Frank McCourt, ailing author, could see his name on a school

The noted author Frank McCourt got his start teaching at two New York City high schools, and come next year, his name could grace another one.

According to his brother, McCourt is very ill with cancer and in hospice care. His death would make it possible for a school to be named after him, something that a group of Upper West Side advocates have been pushing for in recent months.

The advocates want to see a new communications-themed school open inside Brandeis High School, which occupies prime real estate on 84th Street and is now being phased out due to poor performance. With McCourt’s endorsement, they have been lobbying for the next school to open in the building to be called the Frank McCourt High School for Journalism, Writing, and Literature. 

But one hitch has been that the city’s chancellor’s regulations prohibit schools from being named after living people.

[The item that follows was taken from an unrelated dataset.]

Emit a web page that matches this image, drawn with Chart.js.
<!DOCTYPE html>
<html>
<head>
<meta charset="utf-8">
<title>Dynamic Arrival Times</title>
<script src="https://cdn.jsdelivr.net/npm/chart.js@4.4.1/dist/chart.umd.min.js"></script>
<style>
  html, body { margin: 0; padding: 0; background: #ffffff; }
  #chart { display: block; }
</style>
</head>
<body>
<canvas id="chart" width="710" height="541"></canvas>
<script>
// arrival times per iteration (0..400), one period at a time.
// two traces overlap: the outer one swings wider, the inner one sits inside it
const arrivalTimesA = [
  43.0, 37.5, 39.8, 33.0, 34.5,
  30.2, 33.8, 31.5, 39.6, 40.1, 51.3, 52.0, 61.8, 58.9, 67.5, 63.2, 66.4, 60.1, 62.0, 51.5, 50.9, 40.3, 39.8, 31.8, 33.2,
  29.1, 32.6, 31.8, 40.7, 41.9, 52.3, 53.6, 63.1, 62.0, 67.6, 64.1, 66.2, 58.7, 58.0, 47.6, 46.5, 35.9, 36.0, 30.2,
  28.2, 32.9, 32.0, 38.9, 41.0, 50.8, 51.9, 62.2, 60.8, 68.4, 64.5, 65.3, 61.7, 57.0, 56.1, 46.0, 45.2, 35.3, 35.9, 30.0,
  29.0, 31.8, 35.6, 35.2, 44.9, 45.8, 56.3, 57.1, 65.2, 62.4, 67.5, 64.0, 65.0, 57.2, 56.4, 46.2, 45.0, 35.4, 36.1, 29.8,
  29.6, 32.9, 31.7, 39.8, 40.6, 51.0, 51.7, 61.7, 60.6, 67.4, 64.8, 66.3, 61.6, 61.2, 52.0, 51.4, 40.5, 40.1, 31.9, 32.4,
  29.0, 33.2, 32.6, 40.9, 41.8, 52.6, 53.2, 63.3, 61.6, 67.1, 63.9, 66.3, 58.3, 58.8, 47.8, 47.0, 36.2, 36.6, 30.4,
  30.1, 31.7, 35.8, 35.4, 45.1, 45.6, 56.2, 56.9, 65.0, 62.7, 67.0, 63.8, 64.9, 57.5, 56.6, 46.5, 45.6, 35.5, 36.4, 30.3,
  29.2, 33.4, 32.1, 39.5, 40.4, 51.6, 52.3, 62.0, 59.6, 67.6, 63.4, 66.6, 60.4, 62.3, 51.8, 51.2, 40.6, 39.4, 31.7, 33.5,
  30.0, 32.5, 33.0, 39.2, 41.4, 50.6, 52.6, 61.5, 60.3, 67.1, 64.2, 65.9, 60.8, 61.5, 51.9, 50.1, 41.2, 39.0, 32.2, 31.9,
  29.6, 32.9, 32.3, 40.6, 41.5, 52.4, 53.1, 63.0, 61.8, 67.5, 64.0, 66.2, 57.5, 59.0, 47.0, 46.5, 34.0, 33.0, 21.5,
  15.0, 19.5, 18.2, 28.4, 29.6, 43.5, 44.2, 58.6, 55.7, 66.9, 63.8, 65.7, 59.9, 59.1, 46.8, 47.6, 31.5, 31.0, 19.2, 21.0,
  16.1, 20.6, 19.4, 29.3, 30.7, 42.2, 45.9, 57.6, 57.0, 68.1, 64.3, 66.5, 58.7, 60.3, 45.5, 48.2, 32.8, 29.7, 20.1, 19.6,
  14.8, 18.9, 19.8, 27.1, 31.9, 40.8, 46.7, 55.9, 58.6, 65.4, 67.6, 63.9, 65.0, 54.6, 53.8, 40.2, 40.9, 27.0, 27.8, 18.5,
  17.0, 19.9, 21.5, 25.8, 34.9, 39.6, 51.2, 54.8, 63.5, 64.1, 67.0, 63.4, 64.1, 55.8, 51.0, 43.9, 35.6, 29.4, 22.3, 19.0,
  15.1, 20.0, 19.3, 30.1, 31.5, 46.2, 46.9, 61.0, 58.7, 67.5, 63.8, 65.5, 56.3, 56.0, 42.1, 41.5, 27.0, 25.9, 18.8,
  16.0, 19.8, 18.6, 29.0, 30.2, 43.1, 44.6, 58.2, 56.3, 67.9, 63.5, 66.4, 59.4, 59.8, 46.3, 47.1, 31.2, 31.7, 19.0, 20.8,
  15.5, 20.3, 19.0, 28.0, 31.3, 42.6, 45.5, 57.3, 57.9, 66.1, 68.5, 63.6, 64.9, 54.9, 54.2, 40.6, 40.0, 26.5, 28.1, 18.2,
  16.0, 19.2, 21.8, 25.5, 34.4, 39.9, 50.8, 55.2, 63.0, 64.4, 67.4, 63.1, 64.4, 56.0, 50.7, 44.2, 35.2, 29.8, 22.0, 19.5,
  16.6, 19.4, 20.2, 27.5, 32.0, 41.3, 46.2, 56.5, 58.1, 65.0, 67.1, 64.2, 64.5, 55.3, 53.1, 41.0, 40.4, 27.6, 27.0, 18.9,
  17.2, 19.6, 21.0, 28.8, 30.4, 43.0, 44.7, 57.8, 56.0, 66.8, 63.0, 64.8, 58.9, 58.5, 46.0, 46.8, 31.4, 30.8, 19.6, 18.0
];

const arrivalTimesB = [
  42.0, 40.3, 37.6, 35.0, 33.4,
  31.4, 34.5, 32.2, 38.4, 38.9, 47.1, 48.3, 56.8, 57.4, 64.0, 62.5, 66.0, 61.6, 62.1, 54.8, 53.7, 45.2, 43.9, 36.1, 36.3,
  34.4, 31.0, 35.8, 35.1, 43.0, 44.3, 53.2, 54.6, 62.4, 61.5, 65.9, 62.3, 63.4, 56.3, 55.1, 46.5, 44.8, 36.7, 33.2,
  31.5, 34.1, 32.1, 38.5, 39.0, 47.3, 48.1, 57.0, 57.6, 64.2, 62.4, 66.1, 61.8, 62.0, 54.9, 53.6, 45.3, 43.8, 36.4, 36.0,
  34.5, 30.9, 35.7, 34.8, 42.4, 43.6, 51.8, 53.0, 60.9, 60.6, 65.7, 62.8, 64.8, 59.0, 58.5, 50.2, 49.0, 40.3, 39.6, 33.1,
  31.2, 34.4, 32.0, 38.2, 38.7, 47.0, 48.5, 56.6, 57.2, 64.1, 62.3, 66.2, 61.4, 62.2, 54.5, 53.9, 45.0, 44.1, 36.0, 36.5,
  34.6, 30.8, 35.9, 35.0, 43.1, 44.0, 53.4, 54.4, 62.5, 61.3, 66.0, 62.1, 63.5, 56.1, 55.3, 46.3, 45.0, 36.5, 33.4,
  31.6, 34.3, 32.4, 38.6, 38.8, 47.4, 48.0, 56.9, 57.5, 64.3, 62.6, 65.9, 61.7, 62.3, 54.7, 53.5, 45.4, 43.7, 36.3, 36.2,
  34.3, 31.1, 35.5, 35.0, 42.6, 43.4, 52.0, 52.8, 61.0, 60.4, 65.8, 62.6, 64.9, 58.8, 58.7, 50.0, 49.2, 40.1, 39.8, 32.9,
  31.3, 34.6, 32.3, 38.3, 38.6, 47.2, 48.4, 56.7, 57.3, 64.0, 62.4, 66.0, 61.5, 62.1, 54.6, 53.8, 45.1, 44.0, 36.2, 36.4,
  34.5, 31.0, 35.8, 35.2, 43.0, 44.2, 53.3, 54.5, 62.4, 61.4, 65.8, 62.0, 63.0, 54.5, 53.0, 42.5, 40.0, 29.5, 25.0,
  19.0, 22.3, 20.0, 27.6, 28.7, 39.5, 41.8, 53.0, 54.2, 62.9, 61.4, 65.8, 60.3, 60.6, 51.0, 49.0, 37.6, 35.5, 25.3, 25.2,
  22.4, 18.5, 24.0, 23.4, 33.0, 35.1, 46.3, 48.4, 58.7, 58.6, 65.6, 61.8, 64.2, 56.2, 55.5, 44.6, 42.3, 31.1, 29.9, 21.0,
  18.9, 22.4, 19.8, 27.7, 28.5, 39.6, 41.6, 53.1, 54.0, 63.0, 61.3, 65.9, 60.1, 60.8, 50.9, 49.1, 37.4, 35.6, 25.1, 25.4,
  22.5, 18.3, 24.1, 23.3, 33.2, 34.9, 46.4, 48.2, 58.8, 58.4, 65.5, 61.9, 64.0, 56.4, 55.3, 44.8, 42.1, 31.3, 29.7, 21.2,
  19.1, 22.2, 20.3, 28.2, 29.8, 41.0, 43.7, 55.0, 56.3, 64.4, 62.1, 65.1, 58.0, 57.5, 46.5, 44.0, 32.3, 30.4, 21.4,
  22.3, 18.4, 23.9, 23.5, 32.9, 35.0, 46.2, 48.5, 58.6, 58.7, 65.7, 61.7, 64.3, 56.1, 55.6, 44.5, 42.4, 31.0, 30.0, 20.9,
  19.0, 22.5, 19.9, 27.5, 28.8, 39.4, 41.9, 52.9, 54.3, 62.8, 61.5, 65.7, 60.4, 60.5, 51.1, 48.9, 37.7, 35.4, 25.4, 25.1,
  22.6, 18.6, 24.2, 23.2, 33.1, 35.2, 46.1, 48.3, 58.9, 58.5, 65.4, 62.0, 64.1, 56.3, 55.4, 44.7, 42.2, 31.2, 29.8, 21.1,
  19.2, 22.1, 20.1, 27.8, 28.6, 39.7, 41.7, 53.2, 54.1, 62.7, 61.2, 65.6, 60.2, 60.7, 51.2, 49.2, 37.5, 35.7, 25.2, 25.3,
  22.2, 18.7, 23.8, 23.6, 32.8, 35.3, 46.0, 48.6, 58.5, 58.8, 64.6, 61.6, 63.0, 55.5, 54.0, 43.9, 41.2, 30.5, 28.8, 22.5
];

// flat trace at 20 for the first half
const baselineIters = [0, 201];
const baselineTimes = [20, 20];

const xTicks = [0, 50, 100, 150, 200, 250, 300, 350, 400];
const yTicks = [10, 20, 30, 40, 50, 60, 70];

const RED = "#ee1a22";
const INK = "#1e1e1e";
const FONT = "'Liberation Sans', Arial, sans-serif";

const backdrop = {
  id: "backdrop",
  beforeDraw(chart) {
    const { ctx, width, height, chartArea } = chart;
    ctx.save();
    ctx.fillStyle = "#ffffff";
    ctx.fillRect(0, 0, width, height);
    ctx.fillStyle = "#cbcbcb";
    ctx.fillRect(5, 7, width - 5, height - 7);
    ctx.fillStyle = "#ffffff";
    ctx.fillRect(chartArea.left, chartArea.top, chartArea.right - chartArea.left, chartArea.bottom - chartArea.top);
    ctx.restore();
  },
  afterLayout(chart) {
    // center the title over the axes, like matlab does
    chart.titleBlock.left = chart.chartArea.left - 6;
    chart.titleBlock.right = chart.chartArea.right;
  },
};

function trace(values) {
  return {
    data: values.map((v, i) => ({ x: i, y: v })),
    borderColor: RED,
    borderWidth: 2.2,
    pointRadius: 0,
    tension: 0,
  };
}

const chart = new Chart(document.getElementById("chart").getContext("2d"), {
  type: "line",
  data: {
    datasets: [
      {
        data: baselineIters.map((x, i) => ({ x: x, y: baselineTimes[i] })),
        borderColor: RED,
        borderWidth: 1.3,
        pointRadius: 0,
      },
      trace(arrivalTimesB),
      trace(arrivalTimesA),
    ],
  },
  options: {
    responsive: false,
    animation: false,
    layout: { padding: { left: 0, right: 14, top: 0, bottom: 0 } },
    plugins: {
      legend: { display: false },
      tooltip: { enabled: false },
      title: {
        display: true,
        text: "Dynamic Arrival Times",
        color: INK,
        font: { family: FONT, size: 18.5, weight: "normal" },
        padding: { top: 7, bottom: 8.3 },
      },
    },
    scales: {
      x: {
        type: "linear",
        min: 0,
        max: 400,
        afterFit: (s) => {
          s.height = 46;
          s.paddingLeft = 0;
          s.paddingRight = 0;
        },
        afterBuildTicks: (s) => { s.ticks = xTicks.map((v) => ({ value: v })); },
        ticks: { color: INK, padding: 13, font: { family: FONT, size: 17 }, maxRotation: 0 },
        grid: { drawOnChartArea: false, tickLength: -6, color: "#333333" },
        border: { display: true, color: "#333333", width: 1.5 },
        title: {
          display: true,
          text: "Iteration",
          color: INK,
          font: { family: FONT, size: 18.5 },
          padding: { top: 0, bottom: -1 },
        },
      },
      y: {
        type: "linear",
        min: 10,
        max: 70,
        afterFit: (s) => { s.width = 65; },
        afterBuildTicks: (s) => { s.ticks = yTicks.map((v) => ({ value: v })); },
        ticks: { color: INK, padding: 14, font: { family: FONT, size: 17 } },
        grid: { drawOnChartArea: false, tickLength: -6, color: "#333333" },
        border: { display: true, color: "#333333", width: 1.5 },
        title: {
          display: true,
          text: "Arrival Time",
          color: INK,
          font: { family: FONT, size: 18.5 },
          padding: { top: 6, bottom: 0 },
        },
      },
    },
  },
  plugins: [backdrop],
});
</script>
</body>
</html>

The West Side Spirit, whose publisher Tom Allon is leading the campaign for the school, addressed the barrier in an editorial last month:

Although city regulations do not allow schools to be named after living individuals, the growing legion of supporters are using his name in the hopes that one day the new school will honor America’s most famous teacher.

At a public hearing that I attended in June about the Brandeis building, supporter after supporter stood up to praise the McCourt school plan, which they said would entice middle-class families to stay in the neighborhood for high school.

Last year, the city got around the prohibition on living namesakes by renaming a Queens campus with multiple schools on it the Frank Padavan Campus, after the current state senator from the area. (The decision angered Padavan’s opponent in last year’s senate race.)